> _What you are asked to do_
Retype the opening lines of the data exactly, stopping after the line that contains "(-1.032,-0.68) rectangle (53.24,34.84);". Skip every picture.
== Dataset extract ==
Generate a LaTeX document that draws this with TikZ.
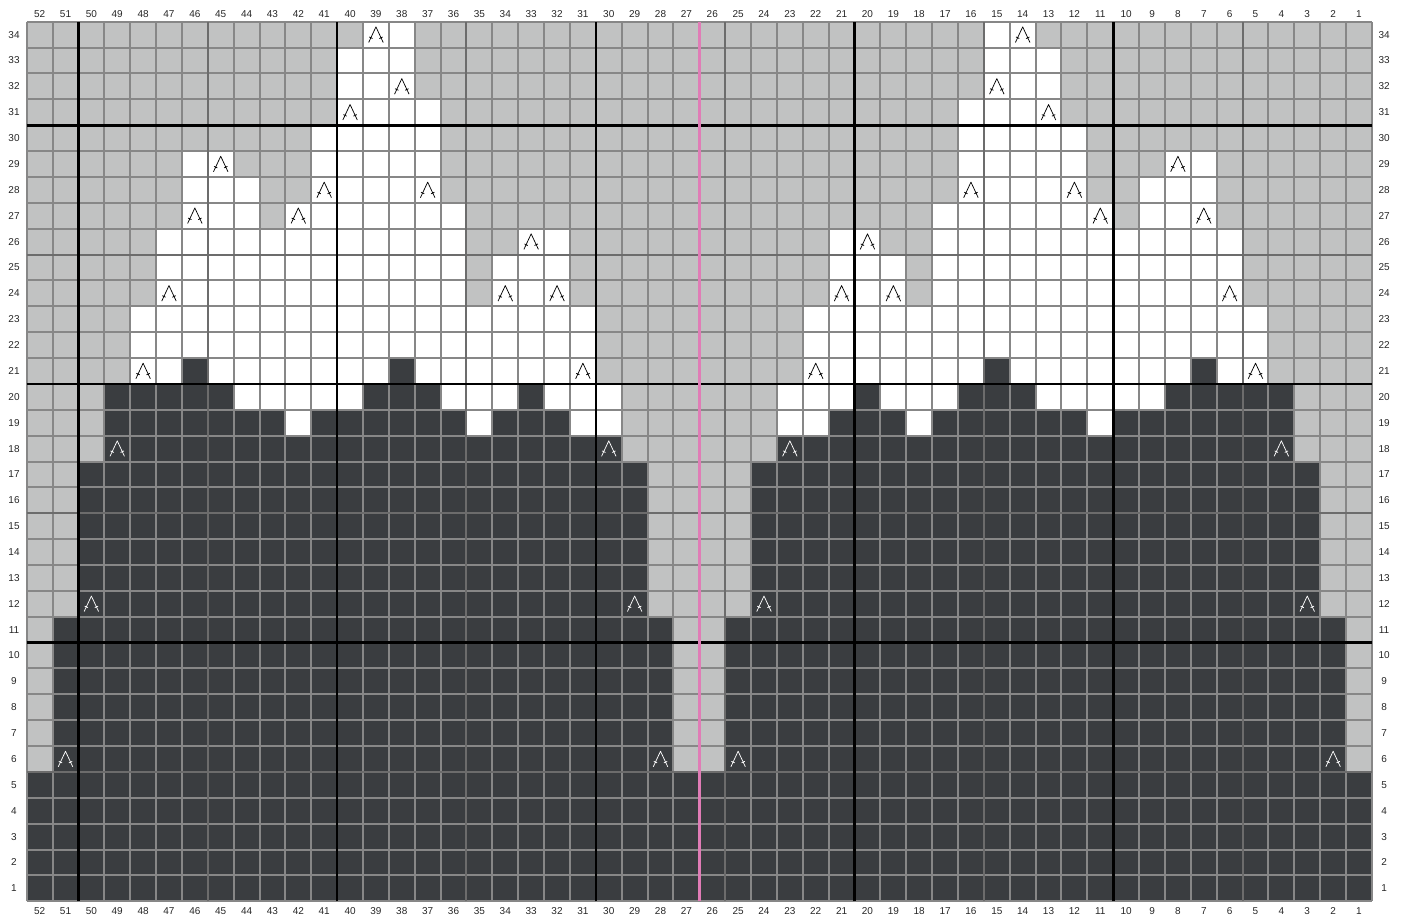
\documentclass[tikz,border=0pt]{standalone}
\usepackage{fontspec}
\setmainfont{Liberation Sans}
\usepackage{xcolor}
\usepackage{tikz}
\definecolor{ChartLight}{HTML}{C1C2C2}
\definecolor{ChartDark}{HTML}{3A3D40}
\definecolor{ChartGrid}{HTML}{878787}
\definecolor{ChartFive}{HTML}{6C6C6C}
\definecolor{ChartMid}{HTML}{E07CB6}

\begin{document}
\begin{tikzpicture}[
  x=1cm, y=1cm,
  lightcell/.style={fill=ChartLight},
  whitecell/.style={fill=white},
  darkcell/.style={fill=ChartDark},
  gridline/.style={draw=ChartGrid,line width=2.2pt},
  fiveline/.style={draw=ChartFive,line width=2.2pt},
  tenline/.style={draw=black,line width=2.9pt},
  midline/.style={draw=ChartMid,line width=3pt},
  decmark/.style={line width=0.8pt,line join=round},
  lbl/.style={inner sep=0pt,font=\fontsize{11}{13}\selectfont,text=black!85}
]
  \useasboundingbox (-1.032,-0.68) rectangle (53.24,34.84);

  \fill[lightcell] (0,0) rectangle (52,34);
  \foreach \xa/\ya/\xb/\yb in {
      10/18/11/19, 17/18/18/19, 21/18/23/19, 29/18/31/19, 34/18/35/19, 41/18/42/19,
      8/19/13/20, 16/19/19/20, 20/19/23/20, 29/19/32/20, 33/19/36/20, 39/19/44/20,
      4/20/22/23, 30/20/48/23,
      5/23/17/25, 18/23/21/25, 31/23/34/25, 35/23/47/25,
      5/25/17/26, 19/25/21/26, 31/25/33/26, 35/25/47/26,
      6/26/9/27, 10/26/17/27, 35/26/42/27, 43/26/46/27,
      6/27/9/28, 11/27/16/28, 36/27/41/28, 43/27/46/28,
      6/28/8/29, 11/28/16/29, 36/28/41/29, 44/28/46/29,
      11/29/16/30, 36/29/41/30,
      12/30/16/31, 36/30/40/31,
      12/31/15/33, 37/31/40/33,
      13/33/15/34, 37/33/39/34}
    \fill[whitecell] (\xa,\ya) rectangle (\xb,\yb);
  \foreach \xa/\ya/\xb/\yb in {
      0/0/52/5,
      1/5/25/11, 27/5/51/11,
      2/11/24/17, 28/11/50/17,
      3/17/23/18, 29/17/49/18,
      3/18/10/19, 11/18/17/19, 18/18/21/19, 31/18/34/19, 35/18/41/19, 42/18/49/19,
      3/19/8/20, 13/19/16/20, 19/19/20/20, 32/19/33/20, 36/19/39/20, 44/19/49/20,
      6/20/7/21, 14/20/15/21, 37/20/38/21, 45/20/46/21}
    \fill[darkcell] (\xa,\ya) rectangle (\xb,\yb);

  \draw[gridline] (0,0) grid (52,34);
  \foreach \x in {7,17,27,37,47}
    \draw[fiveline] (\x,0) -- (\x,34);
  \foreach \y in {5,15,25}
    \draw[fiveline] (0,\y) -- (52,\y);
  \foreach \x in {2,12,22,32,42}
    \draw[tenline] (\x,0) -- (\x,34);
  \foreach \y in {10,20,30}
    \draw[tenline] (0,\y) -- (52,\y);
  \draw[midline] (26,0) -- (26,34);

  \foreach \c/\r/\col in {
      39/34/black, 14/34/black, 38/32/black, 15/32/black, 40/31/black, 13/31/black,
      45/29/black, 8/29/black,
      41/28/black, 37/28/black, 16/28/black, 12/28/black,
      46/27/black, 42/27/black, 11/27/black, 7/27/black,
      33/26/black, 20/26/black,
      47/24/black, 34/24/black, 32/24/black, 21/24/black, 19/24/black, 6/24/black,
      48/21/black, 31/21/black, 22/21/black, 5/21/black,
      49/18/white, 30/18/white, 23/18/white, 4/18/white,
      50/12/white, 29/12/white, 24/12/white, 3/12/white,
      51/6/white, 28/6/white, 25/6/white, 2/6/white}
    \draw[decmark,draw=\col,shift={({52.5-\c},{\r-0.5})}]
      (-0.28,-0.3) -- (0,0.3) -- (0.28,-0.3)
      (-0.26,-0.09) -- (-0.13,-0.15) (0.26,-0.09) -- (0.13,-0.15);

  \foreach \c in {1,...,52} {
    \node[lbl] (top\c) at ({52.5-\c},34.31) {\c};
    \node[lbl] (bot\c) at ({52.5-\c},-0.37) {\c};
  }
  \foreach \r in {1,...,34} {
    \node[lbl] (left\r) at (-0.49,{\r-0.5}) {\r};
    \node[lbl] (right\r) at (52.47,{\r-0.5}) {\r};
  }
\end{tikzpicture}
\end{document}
===
> _Answer to the exercise_
Generate a LaTeX document that draws this with TikZ.
\documentclass[tikz,border=0pt]{standalone}
\usepackage{fontspec}
\setmainfont{Liberation Sans}
\usepackage{xcolor}
\usepackage{tikz}
\definecolor{ChartLight}{HTML}{C1C2C2}
\definecolor{ChartDark}{HTML}{3A3D40}
\definecolor{ChartGrid}{HTML}{878787}
\definecolor{ChartFive}{HTML}{6C6C6C}
\definecolor{ChartMid}{HTML}{E07CB6}

\begin{document}
\begin{tikzpicture}[
  x=1cm, y=1cm,
  lightcell/.style={fill=ChartLight},
  whitecell/.style={fill=white},
  darkcell/.style={fill=ChartDark},
  gridline/.style={draw=ChartGrid,line width=2.2pt},
  fiveline/.style={draw=ChartFive,line width=2.2pt},
  tenline/.style={draw=black,line width=2.9pt},
  midline/.style={draw=ChartMid,line width=3pt},
  decmark/.style={line width=0.8pt,line join=round},
  lbl/.style={inner sep=0pt,font=\fontsize{11}{13}\selectfont,text=black!85}
]
  \useasboundingbox (-1.032,-0.68) rectangle (53.24,34.84);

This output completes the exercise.